Senin, 03 September 2012

“UDAH NGA TAHAN MAS”



BBL mulai berkisah kepada para malaikat kebaikan:
“Kemarin saya mengikuti pelayanan kesehatan yang dilakukan gereja ke salahsatu desa di Bobotsari, Jateng. Di sela-sela waktu pelayanan, saya kemudian berdialog dengan imajinasi saya. “ Begini ceritanya. Saya ikut ambil bagian dalam tugas membagi nomor urut bagi para masyarakat/pasien yang antri untuk menunggu resep yang sedang diolah oleh para apoteker dan orang-orang yang kompeten dibidang perobatan. Awalnya tenang-tenang saja karena masih sedikit yang antri. Semakin siang semakin banyak orang yang datang untuk berobat ataupun periksa ke dokter yang telah disediakan. kantor KADES yang sempit semakin tidak mampu menampung ratusan pasien yang antri. Suasana pun semakin memanas. Jumlah pelayan yang bertugas pun ditambah tetapi tidak membuahkan hasil yang memuaskan. Mencari obat yang sudah ditentukan dokter, bukanlah hal yang mudah. Tahu aja, nama-nama obat tidak ada yang mudah dibaca. Para petugas harus pelan-pelan mencarinya kemudian menyatukannya dalam sebuah kantong plastik kecil kemudian di periksa apoteker baru bisa diberikan kepada pasien. Pemeriksaannya sampai dua kali. Tentu itu penting agar tidak terjadi kesalahan pada obat-obat yang akan diberikan. Tidak lucu juga jika obat batuk yang seharusnya diberikan ternyata sudah berganti jadi obat gatal ataupun obat kudis, kurap, kutu air, dll. Para pasien yang datang pun memiliki alasan masing-masing. Ada yang sakit kepala, pengal-pengal, tensi tinggi, anak-anak yang panas, dan lebih banyak adalah gatal-gatal. Saya tidak tahu mengapa gatal-gatal banyak di daerah itu. Tetapi bukan hanya yang sakit saja yang datang. Yang sehat yang ingin mendapatkan vitamin juga ada.
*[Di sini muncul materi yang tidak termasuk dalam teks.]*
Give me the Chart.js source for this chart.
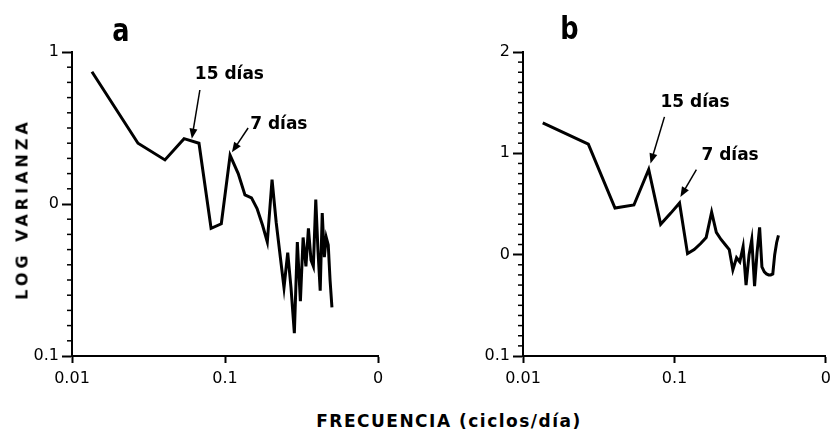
<!DOCTYPE html>
<html>
<head>
<meta charset="utf-8">
<script src="https://cdn.jsdelivr.net/npm/chart.js@4.4.1/dist/chart.umd.min.js"></script>
<style>
body{margin:0;background:#fff;width:837px;height:436px;position:relative;overflow:hidden;font-family:"DejaVu Sans",sans-serif;color:#000;}
canvas{position:absolute;top:0;}
#graficaA{left:0;}
#graficaB{left:420px;}
.letra{position:absolute;font-weight:bold;font-size:32px;line-height:1;transform:scaleX(0.8);}
#ytitulo{position:absolute;left:22px;top:209px;transform:translate(-50%,-50%) rotate(-90deg);font-size:16px;font-weight:bold;letter-spacing:4px;white-space:nowrap;}
#xtitulo{position:absolute;left:449px;top:421px;transform:translate(-50%,-50%);font-size:17px;font-weight:bold;letter-spacing:1.5px;white-space:nowrap;}
</style>
</head>
<body>
<canvas id="graficaA" width="420" height="400"></canvas>
<canvas id="graficaB" width="417" height="400"></canvas>
<div class="letra" style="left:110px;top:14px;">a</div>
<div class="letra" style="left:558px;top:12px;">b</div>
<div id="ytitulo">LOG VARIANZA</div>
<div id="xtitulo">FRECUENCIA (ciclos/día)</div>
<script>
// frecuencias (ciclos/dia) de cada punto del espectro
const frecuencias = [0.0135, 0.027, 0.0405, 0.054, 0.0676, 0.0811, 0.0946, 0.108, 0.122, 0.135,
    0.149, 0.162, 0.176, 0.189, 0.203, 0.216, 0.230, 0.243, 0.257, 0.270,
    0.284, 0.297, 0.311, 0.324, 0.338, 0.351, 0.365, 0.378, 0.392, 0.405,
    0.419, 0.432, 0.446, 0.459, 0.473, 0.486, 0.5];

// log varianza, medida en decadas desde el fondo del eje
const varianzaA = [1.87, 1.40, 1.29, 1.43, 1.40, 0.84, 0.87, 1.32, 1.20, 1.06,
    1.04, 0.97, 0.86, 0.75, 1.16, 0.88, 0.65, 0.45, 0.68, 0.45,
    0.15, 0.75, 0.36, 0.78, 0.59, 0.84, 0.63, 0.59, 1.03, 0.70,
    0.43, 0.94, 0.65, 0.78, 0.73, 0.50, 0.32];
const varianzaB = [2.30, 2.09, 1.46, 1.49, 1.84, 1.30, 1.41, 1.51, 1.01, 1.05,
    1.11, 1.17, 1.42, 1.22, 1.15, 1.10, 1.05, 0.85, 0.97, 0.93,
    1.08, 0.70, 1.00, 1.15, 0.69, 1.02, 1.27, 0.88, 0.83, 0.81,
    0.80, 0.80, 0.81, 1.00, 1.12, 1.19];

// etiquetas de los ejes (tal como salen en la figura)
const xTicks = [0.01, 0.1, 1];
const xEtiquetas = ['0.01', '0.1', '0'];
const yTicksA = [0, 1, 2];
const yEtiquetasA = ['0.1', '0', '1'];
const yTicksB = [0, 1, 2, 3];
const yEtiquetasB = ['0.1', '0', '1', '2'];

// flechas con texto: [texto, x texto, y texto, x desde, y desde, x hasta, y hasta]
const notasA = [
    ['15 días', 0.0635, 1.85, 0.0685, 1.75, 0.0607, 1.43],
    ['7 días', 0.146, 1.52, 0.1416, 1.50, 0.111, 1.34]
];
const notasB = [
    ['15 días', 0.0809, 2.50, 0.0859, 2.36, 0.0695, 1.90],
    ['7 días', 0.1506, 1.98, 0.1396, 1.84, 0.1094, 1.57]
];

const fuente = {family: 'DejaVu Sans', size: 16};

// ticks pequeños del eje vertical (cada 0.1)
const ticksMenores = {
    id: 'ticksMenores',
    afterDraw(chart) {
        const y = chart.scales.y;
        const ctx = chart.ctx;
        const izq = chart.chartArea.left;
        ctx.save();
        ctx.strokeStyle = '#000';
        ctx.lineWidth = 1.5;
        for (let i = Math.round(y.min * 10); i <= Math.round(y.max * 10); i++) {
            if (i % 10 === 0) continue;
            const py = y.getPixelForValue(i / 10);
            ctx.beginPath();
            ctx.moveTo(izq - 5, py);
            ctx.lineTo(izq, py);
            ctx.stroke();
        }
        ctx.restore();
    }
};

// textos con flecha
const flechas = {
    id: 'flechas',
    afterDatasetsDraw(chart, args, opts) {
        const ctx = chart.ctx;
        const sx = chart.scales.x, sy = chart.scales.y;
        ctx.save();
        ctx.fillStyle = '#000';
        ctx.strokeStyle = '#000';
        ctx.font = 'bold 17px "DejaVu Sans"';
        ctx.textBaseline = 'middle';
        opts.notas.forEach(n => {
            ctx.fillText(n[0], sx.getPixelForValue(n[1]), sy.getPixelForValue(n[2]));
            const x1 = sx.getPixelForValue(n[3]), y1 = sy.getPixelForValue(n[4]);
            const x2 = sx.getPixelForValue(n[5]), y2 = sy.getPixelForValue(n[6]);
            const ang = Math.atan2(y2 - y1, x2 - x1);
            ctx.lineWidth = 1.5;
            ctx.beginPath();
            ctx.moveTo(x1, y1);
            ctx.lineTo(x2 - 8 * Math.cos(ang), y2 - 8 * Math.sin(ang));
            ctx.stroke();
            ctx.beginPath();
            ctx.moveTo(x2, y2);
            ctx.lineTo(x2 - 10 * Math.cos(ang) + 4 * Math.sin(ang), y2 - 10 * Math.sin(ang) - 4 * Math.cos(ang));
            ctx.lineTo(x2 - 10 * Math.cos(ang) - 4 * Math.sin(ang), y2 - 10 * Math.sin(ang) + 4 * Math.cos(ang));
            ctx.closePath();
            ctx.fill();
        });
        ctx.restore();
    }
};

function dibujarGrafica(id, valores, yMax, yTicks, yEtiquetas, notas, anchoY, padDer) {
    const puntos = valores.map((v, i) => ({x: frecuencias[i], y: v}));
    return new Chart(document.getElementById(id), {
        type: 'line',
        data: {
            datasets: [{
                data: puntos,
                borderColor: '#000',
                borderWidth: 3,
                pointRadius: 0,
                tension: 0,
                fill: false
            }]
        },
        options: {
            responsive: false,
            animation: false,
            layout: {padding: {top: 52, right: padDer, left: 0, bottom: 0}},
            plugins: {
                legend: {display: false},
                tooltip: {enabled: false},
                flechas: {notas: notas}
            },
            scales: {
                x: {
                    type: 'logarithmic',
                    min: 0.01,
                    max: 1,
                    afterBuildTicks: s => { s.ticks = xTicks.map(v => ({value: v})); },
                    afterFit: s => { s.height = 44; },
                    ticks: {
                        autoSkip: false,
                        maxRotation: 0,
                        padding: 6,
                        color: '#000',
                        font: fuente,
                        callback: (v, i) => xEtiquetas[i]
                    },
                    grid: {drawOnChartArea: false, drawTicks: true, tickLength: 7, tickWidth: 2, tickColor: '#000'},
                    border: {display: true, color: '#000', width: 2}
                },
                y: {
                    type: 'linear',
                    min: 0,
                    max: yMax,
                    afterBuildTicks: s => { s.ticks = yTicks.map(v => ({value: v})); },
                    afterFit: s => { s.width = anchoY; },
                    ticks: {
                        autoSkip: false,
                        padding: 3,
                        color: '#000',
                        font: fuente,
                        callback: (v, i) => yEtiquetas[i]
                    },
                    grid: {drawOnChartArea: false, drawTicks: true, tickLength: 10, tickWidth: 2, tickColor: '#000'},
                    border: {display: true, color: '#000', width: 2}
                }
            }
        },
        plugins: [ticksMenores, flechas]
    });
}

dibujarGrafica('graficaA', varianzaA, 2, yTicksA, yEtiquetasA, notasA, 72, 42);
dibujarGrafica('graficaB', varianzaB, 3, yTicksB, yEtiquetasB, notasB, 103, 10);
</script>
</body>
</html>
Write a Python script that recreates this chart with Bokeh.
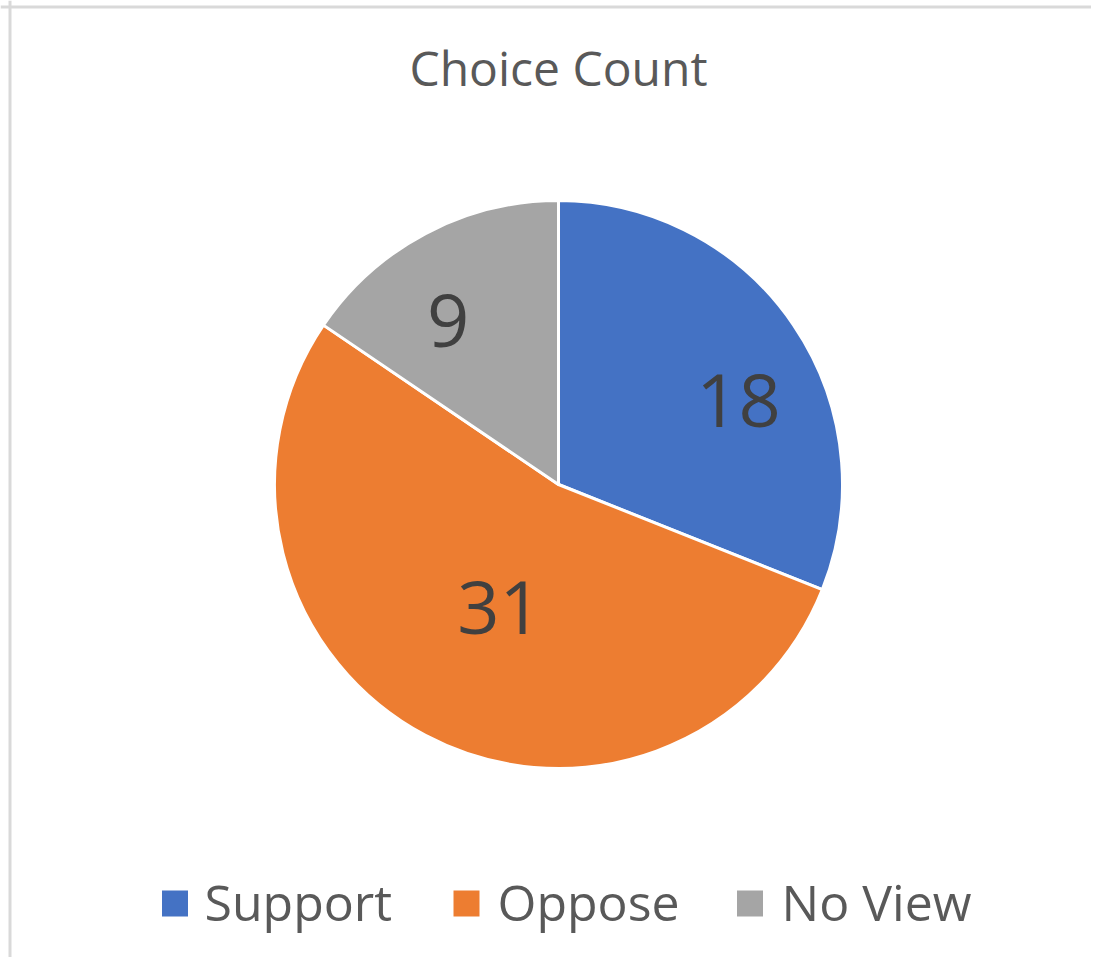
import math
from bokeh.plotting import figure
from bokeh.models import Range1d, Span, ColumnDataSource
from bokeh.core.properties import value
from bokeh.embed import file_html
from bokeh.resources import INLINE

# ---- data ----
title_text = "Choice Count"
categories = ["Support", "Oppose", "No View"]
counts = [18, 31, 9]
colors = ["#4472C4", "#ED7D31", "#A5A5A5"]

# ---- layout (style) ----
W, H = 1091, 957
FONT = "Open Sans"
cx, cy, R = 558, 473, 284
# label placement (Excel best-fit): angle shift (deg) from mid-angle, radial distance
label_shift_deg = [-9.1, 2.3, 6.0]
label_dist = [198.6, 136.4, 197.5]
label_size = 74

p = figure(width=W, height=H, output_backend="svg", toolbar_location=None,
           x_range=Range1d(0, W), y_range=Range1d(0, H), min_border=0,
           background_fill_color="white", border_fill_color="white")
p.axis.visible = False
p.grid.visible = False
p.outline_line_color = None

# chart border (top and left visible in the reference)
p.add_layout(Span(location=950.5, dimension="width", line_color="#d9d9d9", line_width=3))
p.add_layout(Span(location=9.5, dimension="height", line_color="#d9d9d9", line_width=3))

total = sum(counts)
starts, ends, lx, ly = [], [], [], []
cum = 0
for i, c in enumerate(counts):
    a0 = math.pi / 2 - 2 * math.pi * cum / total
    cum += c
    a1 = math.pi / 2 - 2 * math.pi * cum / total
    starts.append(a0)
    ends.append(a1)
    mid = (a0 + a1) / 2 + math.radians(label_shift_deg[i])
    lx.append(cx + label_dist[i] * math.cos(mid))
    ly.append(cy + label_dist[i] * math.sin(mid))

src = ColumnDataSource(dict(start=starts, end=ends, color=colors,
                            lx=lx, ly=ly, txt=[str(c) for c in counts]))
p.wedge(x=cx, y=cy, radius=R, start_angle="start", end_angle="end",
        direction="clock", fill_color="color", line_color="white",
        line_width=3, source=src)
p.text(x="lx", y="ly", text="txt", source=src, text_align="center",
       text_baseline="alphabetic", text_font=value(FONT),
       text_font_size=f"{label_size}px", text_color="#404040")

# title
p.text(x=[cx], y=[890], text=[title_text], text_align="center",
       text_baseline="alphabetic", text_font=value(FONT),
       text_font_size="48px", text_color="#595959")

# legend
sq_x = [174.5, 466, 749.5]
tx_x = [204, 497, 781]
leg = ColumnDataSource(dict(sx=sq_x, tx=tx_x, color=colors, label=categories))
p.rect(x="sx", y=54, width=26, height=26, fill_color="color", line_color=None, source=leg)
p.text(x="tx", y=56, text="label", source=leg, text_align="left",
       text_baseline="alphabetic", text_font=value(FONT),
       text_font_size="50px", text_color="#595959")

open("out.html", "w").write(file_html(p, INLINE))
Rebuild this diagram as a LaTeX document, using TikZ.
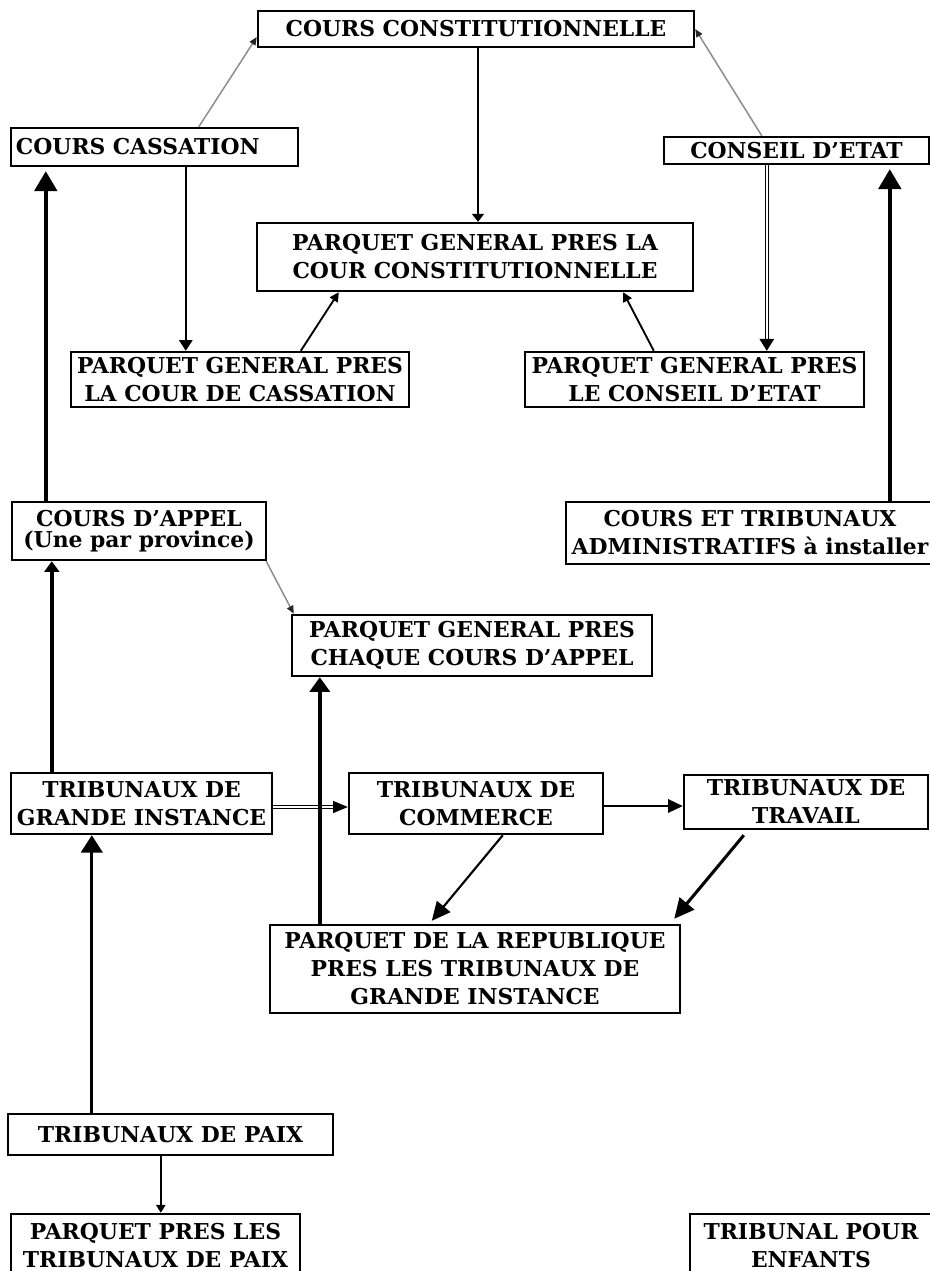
\documentclass[tikz,border=0pt]{standalone}
\usepackage{fontspec}
\setmainfont{DejaVu Serif}
\usetikzlibrary{arrows.meta,calc}
\newcommand\pxu{0.75pt}
\tikzset{
  box/.style={draw=black, line width=1.8pt, inner sep=0pt, align=center,
    font=\bfseries\fontsize{16.4}{21}\selectfont},
  sz/.style 2 args={minimum width=#1*\pxu, minimum height=#2*\pxu},
  grayline/.style={draw=black!45, line width=1.1pt, -{Triangle[length=6pt,width=5pt,color=black!85]}},
  thickline/.style={draw=black, line width=2.6pt},
  midline/.style={draw=black, line width=1.4pt},
  dblline/.style={draw=black, double=white, double distance=1.1pt, line width=0.8pt},
}
\begin{document}
\begin{tikzpicture}[x=0.75pt,y=-0.75pt]
\clip (0,0) rectangle (930,1271);
\fill[white] (0,0) rectangle (930,1271);

% nodes
\node[box, sz={436}{36}] (cc) at (476,29) {COURS CONSTITUTIONNELLE};
\node[box, align=left, text width=277*\pxu, inner xsep=5*\pxu, minimum height=38*\pxu] (cass) at (154.5,147) {COURS CASSATION};
\node[box, sz={265}{27}] (ce) at (796.5,150.5) {CONSEIL D’ETAT};
\node[box, sz={436}{68}] (pgconst) at (475,257) {PARQUET GENERAL PRES LA\\COUR CONSTITUTIONNELLE};
\node[box, sz={338}{55}] (pgcass) at (240,379.5) {PARQUET GENERAL PRES\\LA COUR DE CASSATION};
\node[box, sz={339}{55}] (pgce) at (694.5,379.5) {PARQUET GENERAL PRES\\LE CONSEIL D’ETAT};
\node[box, sz={254}{58}, font=\bfseries\fontsize{16.4}{16}\selectfont] (appel) at (139,531) {COURS D’APPEL\\(Une par province)};
\node[box, sz={368}{62}] (admin) at (750,533) {COURS ET TRIBUNAUX\\ADMINISTRATIFS à installer};
\node[box, sz={360}{61}] (chaque) at (472,645.5) {PARQUET GENERAL PRES\\CHAQUE COURS D’APPEL};
\node[box, sz={261}{61}] (tgi) at (141.5,803.5) {TRIBUNAUX DE\\GRANDE INSTANCE};
\node[box, sz={254}{61}] (comm) at (476,803.5) {TRIBUNAUX DE\\COMMERCE};
\node[box, sz={244}{54}] (trav) at (806,802) {TRIBUNAUX DE\\TRAVAIL};
\node[box, sz={410}{88}] (rep) at (475,969) {PARQUET DE LA REPUBLIQUE\\PRES LES TRIBUNAUX DE\\GRANDE INSTANCE};
\node[box, sz={325}{41}] (paix) at (170.5,1134.5) {TRIBUNAUX DE PAIX};
\node[box, sz={289}{64}] (ppaix) at (155.5,1246) {PARQUET PRES LES\\TRIBUNAUX DE PAIX};
\node[box, sz={242}{64}] (enf) at (811,1246) {TRIBUNAL POUR\\ENFANTS};

% connectors
\draw[grayline] ($(cass.north west)+(189,0)$) -- ($(cc.west)+(0,8)$);
\draw[grayline] ($(ce.north west)+(99,0)$) -- (cc.east);
\draw[midline, -{Triangle[length=6pt,width=9pt]}] ($(cc.south)+(2,0)$) -- ($(pgconst.north)+(3,0)$);
\draw[midline, -{Triangle[length=8pt,width=10pt]}] ($(cass.south west)+(176,0)$) -- ($(pgcass.north west)+(116,0)$);
\draw[midline, -{Triangle[length=7pt,width=7pt]}] ($(pgcass.north west)+(231,0)$) -- ($(pgconst.south west)+(83,0)$);
\draw[midline, -{Triangle[length=7pt,width=7pt]}] ($(pgce.north west)+(130,0)$) -- ($(pgconst.south east)+(-71,0)$);
\draw[dblline, -{Triangle[length=9pt,width=11pt]}] ($(ce.south west)+(104,0)$) -- ($(pgce.north west)+(243,0)$);
\draw[thickline, -{Triangle[length=15pt,width=17pt]}] ($(appel.north west)+(35,0)$) -- ($(cass.south west)+(36,4)$);
\draw[thickline, -{Triangle[length=15pt,width=17pt]}] ($(admin.north west)+(325,0)$) -- ($(ce.south west)+(227,4)$);
\draw[grayline] ($(appel.south east)+(-1,0)$) -- ($(chaque.north west)+(3,0)$);
\draw[thickline, -{Triangle[length=8pt,width=11pt]}] ($(tgi.north west)+(42,0)$) -- ($(appel.south west)+(41,0)$);
\draw[dblline, -{Triangle[length=11pt,width=9pt]}] ($(tgi.east)+(0,3.5)$) -- ($(comm.west)+(0,3.5)$);
\draw[thickline, -{Triangle[length=11pt,width=15pt]}] ($(rep.north west)+(51,0)$) -- ($(chaque.south west)+(29,0)$);
\draw[midline, line width=1.5pt, -{Triangle[length=11pt,width=10pt]}] ($(comm.east)+(0,2.5)$) -- ($(trav.west)+(0,4)$);
\draw[midline, line width=1.6pt, -{Triangle[length=14pt,width=13pt]}] ($(comm.south west)+(155,0)$) -- ($(rep.north west)+(163,-3)$);
\draw[thickline, line width=2.3pt, -{Triangle[length=15pt,width=14pt]}] ($(trav.south west)+(61,5)$) -- ($(rep.north east)+(-7,-5)$);
\draw[thickline, line width=2.2pt, -{Triangle[length=13pt,width=16pt]}] ($(paix.north west)+(85,0)$) -- ($(tgi.south west)+(82,0)$);
\draw[midline, -{Triangle[length=6pt,width=7pt]}] ($(paix.south west)+(154,0)$) -- ($(ppaix.north west)+(151,0)$);
\end{tikzpicture}
\end{document}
Varian keluhan dari ratusan orang yang datang membuat saya berfikir: gila…, jika semua ini datang ke Rumah Sakit, tentu “orang rumah sakit” sangat senang. Wong rumah sakitnya laku. Kemudian dibenak saya terbersit juga pertanyaan “dimana keberadaan pelayanan kesehatan publik selama ini?” Apakah tidak ada program pemerintah untuk melakukannya? Dari antusias masyarakat yang datang berduyun-duyun seharusnya sudah menjadi perhatian bahwa masyarakat sangat membutuhkan yang namanya pelayanan kesehatan murah atau gratis, mengingat pengobatan di zaman sekarang ini mahal. Mereka tidak menginginkan sakit hadir dalam tubuhnya. Tetapi dalam menjalani kerasnya kehidupan mereka harus merasakan sakit itu hinggap di tubuhnya. Memang tidak selalu hal itu yang menjadi penyebabnya. Setidaknya bisa dilihat betapa mereka sangat membutuhkan bantuan pelayanan kesehatan yang murah dan cepat. Bukankah ini sebenarnya perenungan bagi orang-orang yang menyediakan tempat bagi orang sakit yang berduit? Pembangunan tempat perawatan bagi orang-orang berduit dan kadang memaksa orang yang tidak berduit harus berduit demi pemulihan seharusnya diimbangi dengan pelayanan kepada orang-orang yang ada di sekitarnya. “Akh panjang sekali lamunanku.”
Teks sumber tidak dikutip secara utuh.